"The sound has texture."

It expressed something very real to me; yet there is not power in words to portray the exact feeling. All the objects of nature have their spiritual dimensions also for those who dwell much in the Unseen. These unusual children see the material object merely as an outpost for a challenging mystery; while, to the material mind, the outpost is all, and the lavish adjectives and expressions of the former are deplored as gush or affectation. As a matter of splendid truth, the most marked and potent of all adjectives and expressions are pitifully inadequate to express the lustre and radiance which begins at the point where three dimensions end.

The Valley Road Girl came into the Study one day, saying that this chapel book should be called The Hive. We all thought it a wonderful name to work toward, yet the unfolding of possibilities has been steadily interesting since that day.

The inner sanctuaries of occult literature commend the students to look to the bees. The pattern of much that man has still to unfold from his own soul, for his personal and communal uplift, is already expressed in the hive. There is a period of larva, and a period of wings to each cycle. Such matters call to those of spiritual discernment. One feels on the verge of great revelations for humanity, beyond the thing called death, as he studies this miniature model of a great democracy.

The most fascinating love episode I ever read was the Nuptial Flight in Maeterlinck's Life of the Bee.
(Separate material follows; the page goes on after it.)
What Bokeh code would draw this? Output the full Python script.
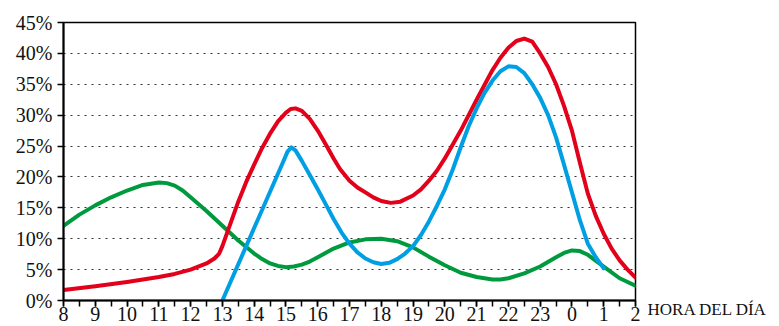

The majesty of winging to the sun, the falling back of the weaker-winged suitors, the commanding isolation of sun and sky, fusion under the mighty beat of the wings of the queen, the broken body of the male, the mother's return to the shadow and the labour of the generative wheel—magically, it all opened a vista to the great renunciations, the great passions and aspirations ahead for the human soul, great fusions of the future, marriages truly made in heaven, the inevitable trinity of all matings—the drama of love and death.

For her one high noon flight in June, the queen toils through years. She brings back from that superb instant the swarming cities of the future. On and on, she unfolds her fecundity in the dark, a prodigious and Herculean labour; from the human standpoint a task of intolerable pain and monotony. The queen's labour is scarcely more difficult than the tasks assigned to the hosts of workers, which appear to be denied any separate episode of emancipation. Yet, equally with the queen, they share the communal spirit; and no one who has stood among the hives at the end of a long summer day, and heard the song of bounty and deep-hearted content, can deny the peace that dwells among the myriad of skilled artisans, each with his perfectly appointed task.

Bees appear to remember the light, while working at the opposite side of the wheel. Men, as yet, are detached, lost in the heresies of self and strife. Only a few visionaries have peered beyond the petty reach of the optic nerve, to perceive that this, which we make so much of, is but the hell-portion; that this appearance of ours in pounds is a mere dressing up in materials of earth to endure the dark and low vibration of the wheel's most downward sweep. These few visionaries, always singing the joy of the other arcs of the cycle, somehow keep the dream alive,—the dream that appears already to be the essential blessedness and magic of life in the hive.

All mysticism seeks to teach us this single point which the bees seem to have learned so well—to transcend time and space in labour; to put off the sense of separation and strife, to hearken to the soul's own song of equality and sufficing days. We must be pushed to the last reaches of pain before we learn this secret. We have to penetrate the darkness before we earn this flash which swings wide the portals of joy.

Joy is the most potent thing in the universe. The bee-queen mother weaves race after race of progeny out of the incredible dynamics of an instant's joy. Each cell that she fills with life is a living fragment of her nuptial feast. Fusion is ecstasy, parturition is pain. The many become one; that is heaven. The one becomes many again; that is earth and hell. Integration and diffusion—the same story told in the hives and ant-hills, in the strolling winds and swinging seas, in the hearts and marts of men, in matings everywhere.